The second term of the recurrence represents the number of memory transfers needed to perform the addition, as presented in Lecture 2. Adding  $N^2$  elements in order causes  $\lceil N^2/B \rceil$  memory transfers, thus it is  $O(\lceil N^2/B \rceil)$ .

Base Cases. We analyze the two base cases.

The first base case is,

$$T(\sqrt{B}) = O(1).$$

In this case, the entire matrix fits within one cache block.

The second base case is,

$$T(c\sqrt{M}) = O\left(\frac{M}{B}\right),\,$$

for a sufficiently small c such that all 3 matrices fit in cache. The result is O(M/B) because the data is brought into memory. All other computation is performed in cache.

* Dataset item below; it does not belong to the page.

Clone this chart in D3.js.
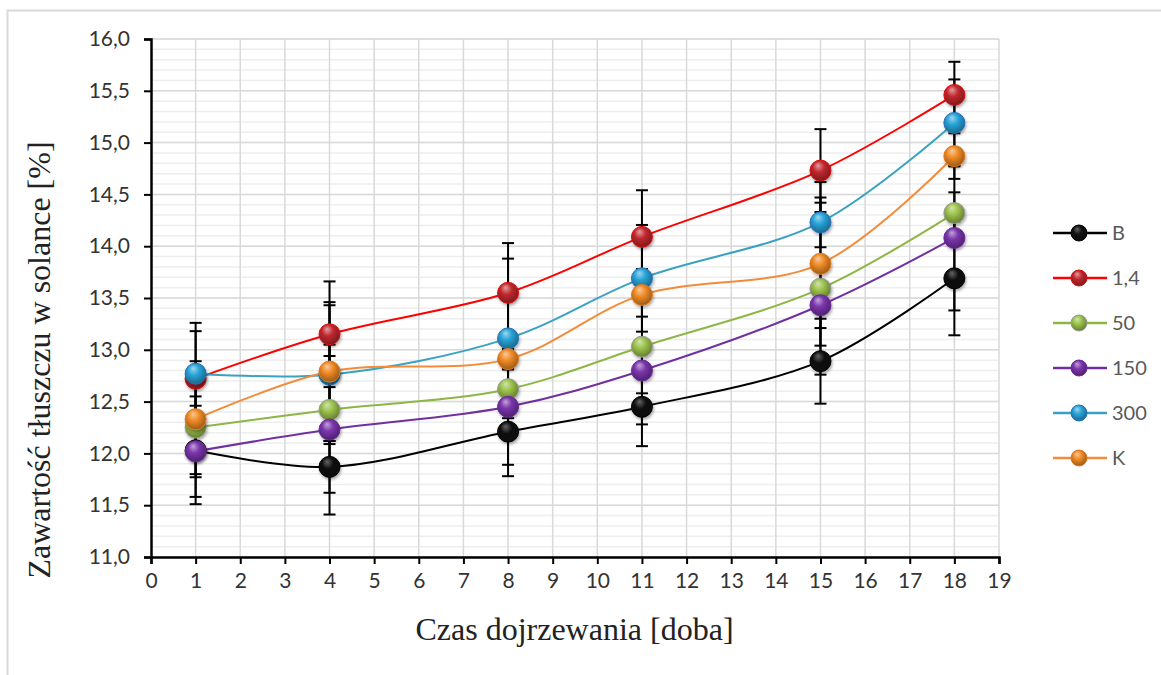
<!DOCTYPE html>
<html>
<head>
<meta charset="utf-8">
<script src="https://cdn.jsdelivr.net/npm/d3@7"></script>
<style>
  body { margin: 0; background: #fff; }
  svg { display: block; }
</style>
</head>
<body>
<svg id="chart" width="1161" height="675"></svg>
<script>
// data
var days = [1, 4, 8, 11, 15, 18];
var seriesNames = ["B", "1,4", "50", "150", "300", "K"];
var valB   = [12.03, 11.87, 12.21, 12.45, 12.89, 13.69];
var val14  = [12.72, 13.15, 13.55, 14.09, 14.73, 15.46];
var val50  = [12.25, 12.42, 12.62, 13.03, 13.59, 14.32];
var val150 = [12.02, 12.23, 12.45, 12.80, 13.43, 14.08];
var val300 = [12.77, 12.76, 13.11, 13.69, 14.23, 15.19];
var valK   = [12.33, 12.79, 12.91, 13.53, 13.83, 14.87];
var errB   = [0.52, 0.25, 0.43, 0.38, 0.41, 0.55];
var err14  = [0.54, 0.51, 0.48, 0.45, 0.40, 0.32];
var err50  = [0.45, 0.52, 0.20, 0.75, 0.83, 0.20];
var err150 = [0.44, 0.82, 0.56, 0.22, 0.22, 0.70];
var err300 = [0.41, 0.67, 0.77, 0.515, 0.24, 0.42];
var errK   = [0.56, 0.67, 0.10, 0.21, 0.79, 0.22];
var xTicks = d3.range(0, 20, 1);
var yTicks = d3.range(11, 16.01, 0.5);
var yMinor = d3.range(11, 16.01, 0.1);

var lineColors   = ["#000000", "#ff0000", "#8db645", "#7030a0", "#3aa2c0", "#f28c3a"];
var markerColors = ["#111111", "#c0282e", "#9bc24a", "#7a35ab", "#27a3d8", "#ef8a25"];
var markerRims   = ["#000000", "#e01010", "#9a9a9a", "#6a2a98", "#2a70b8", "#e07a20"];

(function () {
    var values = [valB, val14, val50, val150, val300, valK];
    var errors = [errB, err14, err50, err150, err300, errK];

    var series = seriesNames.map(function (name, i) {
        return {
            name: name,
            idx: i,
            points: days.map(function (d, j) {
                return { x: d, y: values[i][j], e: errors[i][j] };
            })
        };
    });

    var svg = d3.select("#chart");
    var plotLeft = 151, plotRight = 999, plotTop = 39, plotBottom = 557;
    var x = d3.scaleLinear().domain([0, 19]).range([plotLeft, plotRight]);
    var y = d3.scaleLinear().domain([11, 16]).range([plotBottom, plotTop]);
    var fmt = function (v) { return d3.format(".1f")(v).replace(".", ","); };

    // outer chart frame
    svg.append("rect")
        .attr("x", 7.5).attr("y", 10.5)
        .attr("width", 1170).attr("height", 700)
        .attr("fill", "#fff")
        .attr("stroke", "#d9d9d9").attr("stroke-width", 2);

    var defs = svg.append("defs");
    var shadow = defs.append("filter").attr("id", "shadow")
        .attr("x", "-50%").attr("y", "-50%").attr("width", "200%").attr("height", "200%");
    shadow.append("feDropShadow")
        .attr("dx", 1).attr("dy", 2).attr("stdDeviation", 1.6)
        .attr("flood-color", "#000").attr("flood-opacity", 0.35);

    markerColors.forEach(function (c, i) {
        var g = defs.append("radialGradient").attr("id", "ball" + i)
            .attr("cx", "45%").attr("cy", "40%").attr("r", "60%")
            .attr("fx", "38%").attr("fy", "25%");
        g.append("stop").attr("offset", "0%").attr("stop-color", d3.interpolateRgb(c, "#fff")(i === 0 ? 0.35 : 0.55));
        g.append("stop").attr("offset", "45%").attr("stop-color", c);
        g.append("stop").attr("offset", "100%").attr("stop-color", d3.interpolateRgb(c, "#000")(0.35));
    });

    // grid
    var grid = svg.append("g");
    grid.selectAll(".minor").data(yMinor).enter().append("line")
        .attr("x1", plotLeft).attr("x2", plotRight)
        .attr("y1", function (d) { return y(d); })
        .attr("y2", function (d) { return y(d); })
        .attr("stroke", "#eeeeee").attr("stroke-width", 1.5);
    grid.selectAll(".major").data(yTicks).enter().append("line")
        .attr("x1", plotLeft).attr("x2", plotRight)
        .attr("y1", function (d) { return y(d); })
        .attr("y2", function (d) { return y(d); })
        .attr("stroke", "#d9d9d9").attr("stroke-width", 1.5);
    grid.selectAll(".vert").data(xTicks.slice(1)).enter().append("line")
        .attr("x1", function (d) { return x(d); })
        .attr("x2", function (d) { return x(d); })
        .attr("y1", plotTop).attr("y2", plotBottom)
        .attr("stroke", "#d9d9d9").attr("stroke-width", 1.5);

    // error bars
    var eb = svg.append("g");
    series.forEach(function (s) {
        var g = eb.append("g");
        g.selectAll("line.v").data(s.points).enter().append("line")
            .attr("x1", function (d) { return x(d.x); })
            .attr("x2", function (d) { return x(d.x); })
            .attr("y1", function (d) { return y(d.y + d.e); })
            .attr("y2", function (d) { return y(d.y - d.e); })
            .attr("stroke", "#000").attr("stroke-width", 2);
        [1, -1].forEach(function (sign) {
            g.selectAll("line.c" + sign).data(s.points).enter().append("line")
                .attr("x1", function (d) { return x(d.x) - 6; })
                .attr("x2", function (d) { return x(d.x) + 6; })
                .attr("y1", function (d) { return y(d.y + sign * d.e); })
                .attr("y2", function (d) { return y(d.y + sign * d.e); })
                .attr("stroke", "#000").attr("stroke-width", 2);
        });
    });

    // lines
    var line = d3.line()
        .x(function (d) { return x(d.x); })
        .y(function (d) { return y(d.y); })
        .curve(d3.curveCatmullRom.alpha(0.5));
    svg.append("g").selectAll("path").data(series).enter().append("path")
        .attr("d", function (s) { return line(s.points); })
        .attr("fill", "none")
        .attr("stroke", function (s) { return lineColors[s.idx]; })
        .attr("stroke-width", 2);

    // markers
    series.forEach(function (s) {
        svg.append("g").selectAll("circle").data(s.points).enter().append("circle")
            .attr("cx", function (d) { return x(d.x); })
            .attr("cy", function (d) { return y(d.y); })
            .attr("r", 10.5)
            .attr("fill", "url(#ball" + s.idx + ")")
            .attr("stroke", markerRims[s.idx]).attr("stroke-width", 1)
            .attr("filter", "url(#shadow)");
    });

    // axes
    var xAxis = svg.append("g")
        .attr("transform", "translate(0," + plotBottom + ")")
        .call(d3.axisBottom(x).tickValues(xTicks).tickSize(7).tickPadding(9).tickFormat(d3.format("d")));
    var yAxis = svg.append("g")
        .attr("transform", "translate(" + plotLeft + ",0)")
        .call(d3.axisLeft(y).tickValues(yTicks).tickSize(7).tickPadding(14).tickFormat(fmt));
    [xAxis, yAxis].forEach(function (a) {
        a.select(".domain").attr("stroke", "#000").attr("stroke-width", 2.5);
        a.selectAll(".tick line").attr("stroke", "#000").attr("stroke-width", 2);
        a.selectAll(".tick text")
            .attr("font-family", "Lato, 'Open Sans', sans-serif")
            .attr("font-size", 21)
            .attr("fill", "#333");
    });

    // axis titles
    svg.append("text")
        .attr("x", (plotLeft + plotRight) / 2 - 0.5).attr("y", 640)
        .attr("text-anchor", "middle")
        .attr("font-family", "'Liberation Serif', 'Times New Roman', serif")
        .attr("font-size", 32).attr("fill", "#222")
        .text("Czas dojrzewania [doba]");
    svg.append("text")
        .attr("transform", "translate(50,360) rotate(-90)")
        .attr("text-anchor", "middle")
        .attr("font-family", "'Liberation Serif', 'Times New Roman', serif")
        .attr("font-size", 32).attr("fill", "#222")
        .text("Zawartość tłuszczu w solance [%]");

    // legend
    var legend = svg.append("g");
    var item = legend.selectAll("g").data(series).enter().append("g")
        .attr("transform", function (s) { return "translate(1053," + (233 + s.idx * 45) + ")"; });
    item.append("line")
        .attr("x1", 0).attr("x2", 54)
        .attr("stroke", function (s) { return lineColors[s.idx]; })
        .attr("stroke-width", 2.5);
    item.append("circle")
        .attr("cx", 26).attr("r", 8)
        .attr("fill", function (s) { return "url(#ball" + s.idx + ")"; })
        .attr("stroke", function (s) { return markerRims[s.idx]; })
        .attr("stroke-width", 1);
    item.append("text")
        .attr("x", 59).attr("y", 7)
        .attr("font-family", "Lato, 'Open Sans', sans-serif")
        .attr("font-size", 20).attr("fill", "#595959")
        .text(function (s) { return s.name; });
})();
</script>
</body>
</html>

Figure 7: Recursion Tree Sketch.  $h = \lg \left( \frac{N}{\sqrt{M}} \right)$ 

**Solving the Recurrence Equation.** We solve this recurrence using a tree instead of the Master Theorem. A sketch is in Figure 7.

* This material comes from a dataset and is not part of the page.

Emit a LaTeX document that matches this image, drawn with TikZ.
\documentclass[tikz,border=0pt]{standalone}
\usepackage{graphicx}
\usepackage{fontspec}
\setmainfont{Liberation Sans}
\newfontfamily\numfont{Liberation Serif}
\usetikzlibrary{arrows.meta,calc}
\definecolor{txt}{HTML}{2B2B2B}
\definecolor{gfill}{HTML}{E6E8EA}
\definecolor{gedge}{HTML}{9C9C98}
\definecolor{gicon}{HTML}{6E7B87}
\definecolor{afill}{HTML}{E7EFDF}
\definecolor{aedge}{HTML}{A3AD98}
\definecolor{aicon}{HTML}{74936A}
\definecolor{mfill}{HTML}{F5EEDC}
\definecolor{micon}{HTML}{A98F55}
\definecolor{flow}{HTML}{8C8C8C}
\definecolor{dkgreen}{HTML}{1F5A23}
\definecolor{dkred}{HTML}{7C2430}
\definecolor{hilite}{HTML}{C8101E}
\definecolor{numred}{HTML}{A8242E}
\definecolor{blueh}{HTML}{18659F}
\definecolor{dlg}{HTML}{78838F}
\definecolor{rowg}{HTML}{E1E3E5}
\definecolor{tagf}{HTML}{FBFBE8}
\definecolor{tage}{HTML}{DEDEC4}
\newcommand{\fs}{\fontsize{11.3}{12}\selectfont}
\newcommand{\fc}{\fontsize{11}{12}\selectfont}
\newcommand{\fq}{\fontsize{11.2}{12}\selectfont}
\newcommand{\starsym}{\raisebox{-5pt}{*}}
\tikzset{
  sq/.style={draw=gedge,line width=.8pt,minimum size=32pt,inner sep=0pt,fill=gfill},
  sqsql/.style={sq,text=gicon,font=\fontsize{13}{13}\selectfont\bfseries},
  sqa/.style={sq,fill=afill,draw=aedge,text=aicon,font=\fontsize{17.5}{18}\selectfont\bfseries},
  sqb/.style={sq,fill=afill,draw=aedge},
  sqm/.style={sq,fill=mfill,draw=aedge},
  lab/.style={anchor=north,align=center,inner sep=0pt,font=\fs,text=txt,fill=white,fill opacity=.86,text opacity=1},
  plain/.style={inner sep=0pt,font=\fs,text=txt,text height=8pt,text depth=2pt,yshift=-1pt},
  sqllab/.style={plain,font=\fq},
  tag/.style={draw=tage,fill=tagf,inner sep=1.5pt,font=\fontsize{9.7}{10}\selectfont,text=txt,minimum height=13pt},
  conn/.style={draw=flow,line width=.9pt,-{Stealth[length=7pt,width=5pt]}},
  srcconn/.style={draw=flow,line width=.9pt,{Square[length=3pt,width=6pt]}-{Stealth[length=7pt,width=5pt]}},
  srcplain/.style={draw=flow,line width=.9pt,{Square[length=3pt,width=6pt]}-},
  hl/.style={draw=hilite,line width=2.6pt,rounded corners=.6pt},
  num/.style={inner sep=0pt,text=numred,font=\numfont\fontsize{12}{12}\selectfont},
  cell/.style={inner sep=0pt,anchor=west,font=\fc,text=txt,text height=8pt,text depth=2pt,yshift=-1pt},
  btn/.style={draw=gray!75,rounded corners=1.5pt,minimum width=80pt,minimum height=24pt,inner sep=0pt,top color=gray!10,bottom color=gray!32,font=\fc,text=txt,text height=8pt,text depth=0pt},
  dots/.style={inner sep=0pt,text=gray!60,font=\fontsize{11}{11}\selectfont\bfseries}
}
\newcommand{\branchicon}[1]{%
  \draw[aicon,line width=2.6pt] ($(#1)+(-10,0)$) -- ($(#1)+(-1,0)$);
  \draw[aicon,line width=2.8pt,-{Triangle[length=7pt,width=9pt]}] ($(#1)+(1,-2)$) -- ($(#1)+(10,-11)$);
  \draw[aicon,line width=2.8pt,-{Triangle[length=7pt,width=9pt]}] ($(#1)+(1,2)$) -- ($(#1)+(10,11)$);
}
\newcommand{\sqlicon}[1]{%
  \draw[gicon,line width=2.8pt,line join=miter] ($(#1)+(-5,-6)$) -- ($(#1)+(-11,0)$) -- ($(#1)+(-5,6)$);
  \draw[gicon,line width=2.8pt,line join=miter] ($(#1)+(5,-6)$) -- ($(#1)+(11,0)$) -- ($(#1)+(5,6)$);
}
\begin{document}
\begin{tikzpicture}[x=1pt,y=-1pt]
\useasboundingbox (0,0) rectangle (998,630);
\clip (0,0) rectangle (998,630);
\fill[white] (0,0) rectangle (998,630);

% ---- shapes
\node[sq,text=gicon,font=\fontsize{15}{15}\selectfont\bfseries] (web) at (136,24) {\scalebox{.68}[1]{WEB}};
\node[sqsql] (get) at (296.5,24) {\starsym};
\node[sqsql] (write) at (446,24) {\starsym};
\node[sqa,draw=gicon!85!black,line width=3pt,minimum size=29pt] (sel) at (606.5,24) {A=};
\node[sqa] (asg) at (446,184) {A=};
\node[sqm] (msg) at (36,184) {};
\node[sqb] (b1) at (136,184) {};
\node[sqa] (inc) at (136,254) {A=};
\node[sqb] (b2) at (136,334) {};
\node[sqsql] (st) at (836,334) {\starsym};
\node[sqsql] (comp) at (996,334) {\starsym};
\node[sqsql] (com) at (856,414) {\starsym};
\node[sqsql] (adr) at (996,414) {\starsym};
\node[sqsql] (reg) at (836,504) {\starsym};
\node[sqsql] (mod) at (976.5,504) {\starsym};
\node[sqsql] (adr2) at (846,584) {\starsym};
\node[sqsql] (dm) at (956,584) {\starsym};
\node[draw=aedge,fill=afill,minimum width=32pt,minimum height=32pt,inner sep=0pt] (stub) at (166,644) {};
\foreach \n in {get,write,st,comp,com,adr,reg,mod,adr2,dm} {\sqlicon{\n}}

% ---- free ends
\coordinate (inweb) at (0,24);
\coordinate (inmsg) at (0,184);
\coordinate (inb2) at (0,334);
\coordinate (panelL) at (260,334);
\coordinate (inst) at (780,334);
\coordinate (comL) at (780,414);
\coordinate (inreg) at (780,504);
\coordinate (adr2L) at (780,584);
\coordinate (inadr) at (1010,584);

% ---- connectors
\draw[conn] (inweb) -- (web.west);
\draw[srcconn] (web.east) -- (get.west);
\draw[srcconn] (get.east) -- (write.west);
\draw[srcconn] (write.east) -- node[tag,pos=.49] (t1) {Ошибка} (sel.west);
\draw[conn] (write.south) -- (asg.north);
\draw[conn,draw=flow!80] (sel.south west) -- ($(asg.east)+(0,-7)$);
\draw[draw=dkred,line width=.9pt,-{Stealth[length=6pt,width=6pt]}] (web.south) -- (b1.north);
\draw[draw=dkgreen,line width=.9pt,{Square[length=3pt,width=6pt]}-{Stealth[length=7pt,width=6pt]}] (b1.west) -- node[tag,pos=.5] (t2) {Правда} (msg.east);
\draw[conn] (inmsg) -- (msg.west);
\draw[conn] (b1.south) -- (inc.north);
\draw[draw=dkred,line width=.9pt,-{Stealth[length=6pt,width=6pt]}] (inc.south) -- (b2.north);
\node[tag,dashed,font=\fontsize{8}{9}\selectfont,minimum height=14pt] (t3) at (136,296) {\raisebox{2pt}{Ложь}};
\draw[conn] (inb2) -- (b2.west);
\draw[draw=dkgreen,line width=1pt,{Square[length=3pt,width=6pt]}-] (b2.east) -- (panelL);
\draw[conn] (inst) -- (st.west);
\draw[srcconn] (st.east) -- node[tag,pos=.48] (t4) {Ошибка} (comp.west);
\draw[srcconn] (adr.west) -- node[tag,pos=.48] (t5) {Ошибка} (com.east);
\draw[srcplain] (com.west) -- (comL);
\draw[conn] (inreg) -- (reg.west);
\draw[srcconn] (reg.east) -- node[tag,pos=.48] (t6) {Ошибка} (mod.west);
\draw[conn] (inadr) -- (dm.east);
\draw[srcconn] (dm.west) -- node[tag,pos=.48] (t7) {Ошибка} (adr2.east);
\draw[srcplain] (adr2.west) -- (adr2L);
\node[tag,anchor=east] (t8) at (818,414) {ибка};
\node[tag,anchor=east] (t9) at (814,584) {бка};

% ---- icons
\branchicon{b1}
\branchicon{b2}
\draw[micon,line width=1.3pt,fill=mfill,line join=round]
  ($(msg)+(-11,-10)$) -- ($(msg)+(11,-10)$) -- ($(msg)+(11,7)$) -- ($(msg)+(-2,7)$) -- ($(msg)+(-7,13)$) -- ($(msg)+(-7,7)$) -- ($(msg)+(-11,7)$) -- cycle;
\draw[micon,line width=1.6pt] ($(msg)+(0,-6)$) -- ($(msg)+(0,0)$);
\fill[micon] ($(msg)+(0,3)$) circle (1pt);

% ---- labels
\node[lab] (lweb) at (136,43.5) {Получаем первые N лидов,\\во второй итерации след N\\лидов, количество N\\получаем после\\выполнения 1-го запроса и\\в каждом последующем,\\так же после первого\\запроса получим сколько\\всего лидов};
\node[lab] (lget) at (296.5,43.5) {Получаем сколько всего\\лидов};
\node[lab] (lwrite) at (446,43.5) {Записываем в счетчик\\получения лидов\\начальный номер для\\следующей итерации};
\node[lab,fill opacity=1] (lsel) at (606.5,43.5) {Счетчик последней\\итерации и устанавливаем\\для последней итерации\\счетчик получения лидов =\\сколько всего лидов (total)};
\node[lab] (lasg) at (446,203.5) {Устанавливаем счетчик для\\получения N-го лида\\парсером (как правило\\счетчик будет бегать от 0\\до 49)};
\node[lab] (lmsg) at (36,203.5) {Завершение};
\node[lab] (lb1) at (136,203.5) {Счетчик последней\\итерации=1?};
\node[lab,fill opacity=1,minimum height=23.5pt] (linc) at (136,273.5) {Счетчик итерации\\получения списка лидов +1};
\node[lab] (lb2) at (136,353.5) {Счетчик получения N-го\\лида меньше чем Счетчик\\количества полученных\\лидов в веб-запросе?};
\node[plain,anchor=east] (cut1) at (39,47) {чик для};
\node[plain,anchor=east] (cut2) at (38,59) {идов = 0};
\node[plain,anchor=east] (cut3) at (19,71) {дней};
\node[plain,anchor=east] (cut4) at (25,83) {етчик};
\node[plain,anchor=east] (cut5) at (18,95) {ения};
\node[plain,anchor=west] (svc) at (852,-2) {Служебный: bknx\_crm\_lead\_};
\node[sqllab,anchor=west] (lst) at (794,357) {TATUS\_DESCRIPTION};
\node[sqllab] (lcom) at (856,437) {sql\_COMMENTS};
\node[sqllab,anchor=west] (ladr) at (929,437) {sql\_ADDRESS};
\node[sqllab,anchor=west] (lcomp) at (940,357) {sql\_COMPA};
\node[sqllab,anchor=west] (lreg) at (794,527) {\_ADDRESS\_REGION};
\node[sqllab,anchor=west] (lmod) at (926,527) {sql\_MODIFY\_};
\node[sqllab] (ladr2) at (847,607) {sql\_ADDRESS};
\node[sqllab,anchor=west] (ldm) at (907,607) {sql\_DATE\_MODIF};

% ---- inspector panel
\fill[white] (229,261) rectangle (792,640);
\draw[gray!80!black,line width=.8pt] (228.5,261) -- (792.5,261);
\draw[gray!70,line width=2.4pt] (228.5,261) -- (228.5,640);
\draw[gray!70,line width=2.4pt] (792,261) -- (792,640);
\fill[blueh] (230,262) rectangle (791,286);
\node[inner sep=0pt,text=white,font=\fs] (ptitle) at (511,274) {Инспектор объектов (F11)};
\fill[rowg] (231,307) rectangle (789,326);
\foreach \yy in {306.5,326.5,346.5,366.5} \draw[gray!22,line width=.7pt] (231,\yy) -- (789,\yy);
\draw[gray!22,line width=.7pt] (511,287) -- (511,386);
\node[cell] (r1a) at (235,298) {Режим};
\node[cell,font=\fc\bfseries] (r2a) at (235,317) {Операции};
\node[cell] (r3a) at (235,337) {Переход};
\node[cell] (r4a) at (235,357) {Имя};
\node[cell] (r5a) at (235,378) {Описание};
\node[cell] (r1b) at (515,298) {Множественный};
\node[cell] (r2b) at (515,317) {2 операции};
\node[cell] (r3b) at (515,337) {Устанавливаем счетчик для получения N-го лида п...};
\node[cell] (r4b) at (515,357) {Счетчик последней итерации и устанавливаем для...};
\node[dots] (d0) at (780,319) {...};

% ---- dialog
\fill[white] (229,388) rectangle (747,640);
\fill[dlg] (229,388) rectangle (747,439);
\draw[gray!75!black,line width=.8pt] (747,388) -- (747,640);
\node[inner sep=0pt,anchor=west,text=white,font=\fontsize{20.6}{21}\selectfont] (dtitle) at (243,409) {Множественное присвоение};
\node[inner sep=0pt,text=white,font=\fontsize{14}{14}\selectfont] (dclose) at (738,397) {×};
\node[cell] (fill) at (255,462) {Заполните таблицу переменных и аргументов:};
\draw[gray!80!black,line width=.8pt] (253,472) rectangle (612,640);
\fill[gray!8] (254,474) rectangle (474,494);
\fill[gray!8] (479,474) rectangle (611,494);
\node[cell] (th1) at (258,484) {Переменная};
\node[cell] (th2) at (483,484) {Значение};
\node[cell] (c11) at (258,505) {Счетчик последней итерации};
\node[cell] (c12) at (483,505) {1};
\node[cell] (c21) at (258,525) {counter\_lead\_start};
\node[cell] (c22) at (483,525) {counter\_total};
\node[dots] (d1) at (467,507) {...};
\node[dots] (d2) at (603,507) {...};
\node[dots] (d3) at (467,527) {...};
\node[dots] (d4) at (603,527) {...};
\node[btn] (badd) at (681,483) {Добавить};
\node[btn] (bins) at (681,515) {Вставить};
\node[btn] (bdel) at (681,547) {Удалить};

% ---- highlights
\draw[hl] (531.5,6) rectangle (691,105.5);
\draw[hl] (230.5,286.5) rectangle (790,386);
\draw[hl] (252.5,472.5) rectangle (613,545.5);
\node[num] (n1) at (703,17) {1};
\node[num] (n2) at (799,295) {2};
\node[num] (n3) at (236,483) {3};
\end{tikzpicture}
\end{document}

The cost of the root is  $O(\lceil N^2/B \rceil)$ . We traverse the tree until we reach problems of size  $O(\sqrt{M})$ . The height of this tree is :

$$h = \lg\left(\frac{N}{O(\sqrt{M})}\right).$$

Thus, the number of leaves  $\ell$  is:

$$\ell = 8^{\lg\left(\frac{N}{O(\sqrt{M})}\right)} \tag{3}$$

$$= O\left(\left(\frac{N}{\sqrt{M}}\right)^3\right). \tag{4}$$

The cost per leaf =  $\Theta(M/B)$ , thus the cost of all leaves is:

cost of all leaves = 
$$\Theta\left(\frac{M}{B} \frac{N^3}{M^{\frac{3}{2}}}\right)$$
 (5)

$$=\Theta\left(\frac{N^3}{B\sqrt{M}}\right). \tag{6}$$

(7)

Thus, the cost of the root is,

$$cost of root = \Theta\left(\left\lceil \frac{N^2}{B} \right\rceil\right). \tag{8}$$

Asymptotically, the leaves dominate the cost. Thus:

$$\text{Total cost} = \Theta\left(\frac{N^3}{B\sqrt{M}}\right).$$

**Analysis.** The cost of this cache-oblivious algorithm is optimal. It can be proved using pebble games, but the proof is out of the scope of the lecture.

# References

- [AMD03] AMD. Software optimization guide for AMD Athlon 64 and AMD Opteron processors. Technical report, AMD, 2003.
- [FLPR99] Matteo Frigo, Charles E. Leiserson, Harald Prokop, and Sridhar Ramachandran. Cache-oblivious algorithms. In 40th Annual Symposium on Foundations of Computer Science, October 1999.
- [MIT03] Code for sort algorithms. MIT 6.895: Handout 3, 2003.